How do you clean it?
Here’s the process: You take out all the racks, which I clean in the sink with soap and water, along with the drip tray, pans, and water reservoir. I also clean out the wood chip tray, which gets the messiest, but it makes sense. Then I wipe down the inside of the smoker with a wet cloth using warm water and soap. I dry it all off, then wipe down the inside with a thin layer of oil. Finally, I install the racks and trays, after they’re dry, of course.
The whole process takes me anywhere from thirty minutes to an hour depending on how messy the cook was, and it’s really not bad.

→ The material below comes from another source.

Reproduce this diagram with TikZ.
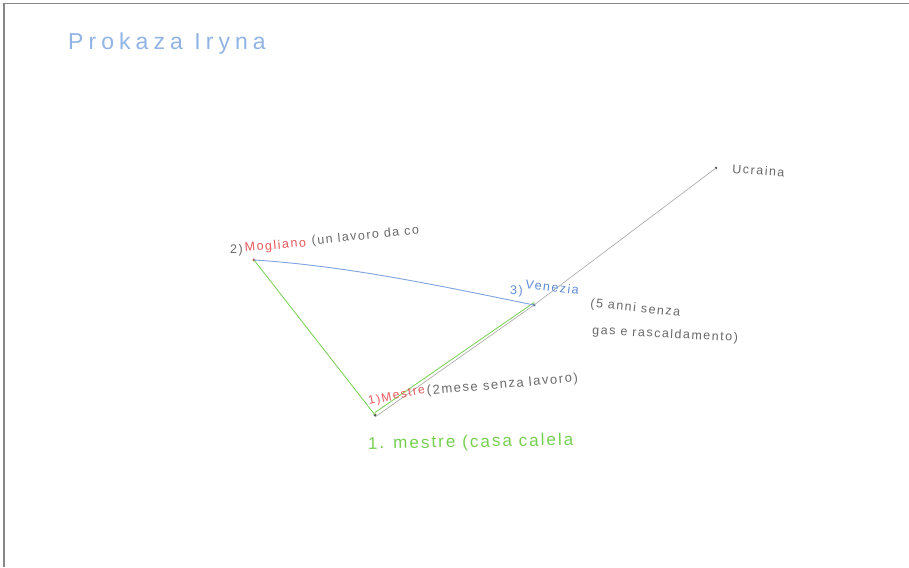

Does it need to be cleaned, often?
Yes, you want to keep the smoker clean, especially if you store it outside like I do. So, you really want to take your time making sure it’s scrubbed down inside after every smoke. The inside will stain over time, even with a good scrubbing. That doesn’t bother me, but if you hate that kind of thing, it’s worth noting.
From top to bottom, there are four wire racks, a flat drip tray, a water reservoir resting atop the flat tray, the wood chip tray, and a bottom-seated drip tray. After using the smoker several times, I’ve noticed the bottom drip tray barely gets anything in it, but it’s nice that it’s there.
Can you use it indoors?
The next question, I’m sure, is could you use this inside? No, not really. But it can work in spaces with cover, like a patio or deck area. You still need that ventilation and somewhere for the smoke to escape.
I will say when you have meat smoking, it makes the entire area smell amazing. In our neighborhood, my brother-in-law lives about four or five houses down, and he could smell the brisket smoking all the way down where he lives.
What’s the verdict, and the price?

Ultimately, the East Oak Ridgewood makes the smoking process super easy, super convenient, and I love mine. It’s also fairly easy to clean when you’re done, which, for a multi-hour smoke, is certainly an achievement. When you see how much buildup of fat and juices there is after a ten-plus-hour smoke, you’ll immediately understand why that’s a talking point. I would absolutely recommend the East Oak electric smokers to anyone interested in smoking meats and veggies. It also makes the entire experience more accessible for beginners. You don’t have to be a pro, and you can rely on some Googling to get started. East Oak does have a lot of guides and recipes on its blog, too.
There are three models to choose from: The standard 30-inch smoker with no window for $230, a 30-inch smoker with a glass door for $300, and the Ridgewood 30-inch smoker with a glass window and bottom legs for $300 — I have the latter. If you want to save money, the windowless version would work exactly the same as the one I have. East Oak also hosts deals pretty regularly, so if you’re not in a hurry, that’s a great way to save.
I also have a Blackstone grill which I use for standard grilling, while the East Oak Ridgewood is used exclusively when I feel like smoking. If you have a similar setup, you’ll be happy. Moreover, the price of the East Oak is reasonable, and that makes it an excellent alternative to buying an expensive, full-size grill and smoker combo.
- Recommended Buy: Yes.
- For Who: If you like to grill, want to learn how to smoke or you’re ready to dive in headfirst, get one of these. It simplifies everything about the process.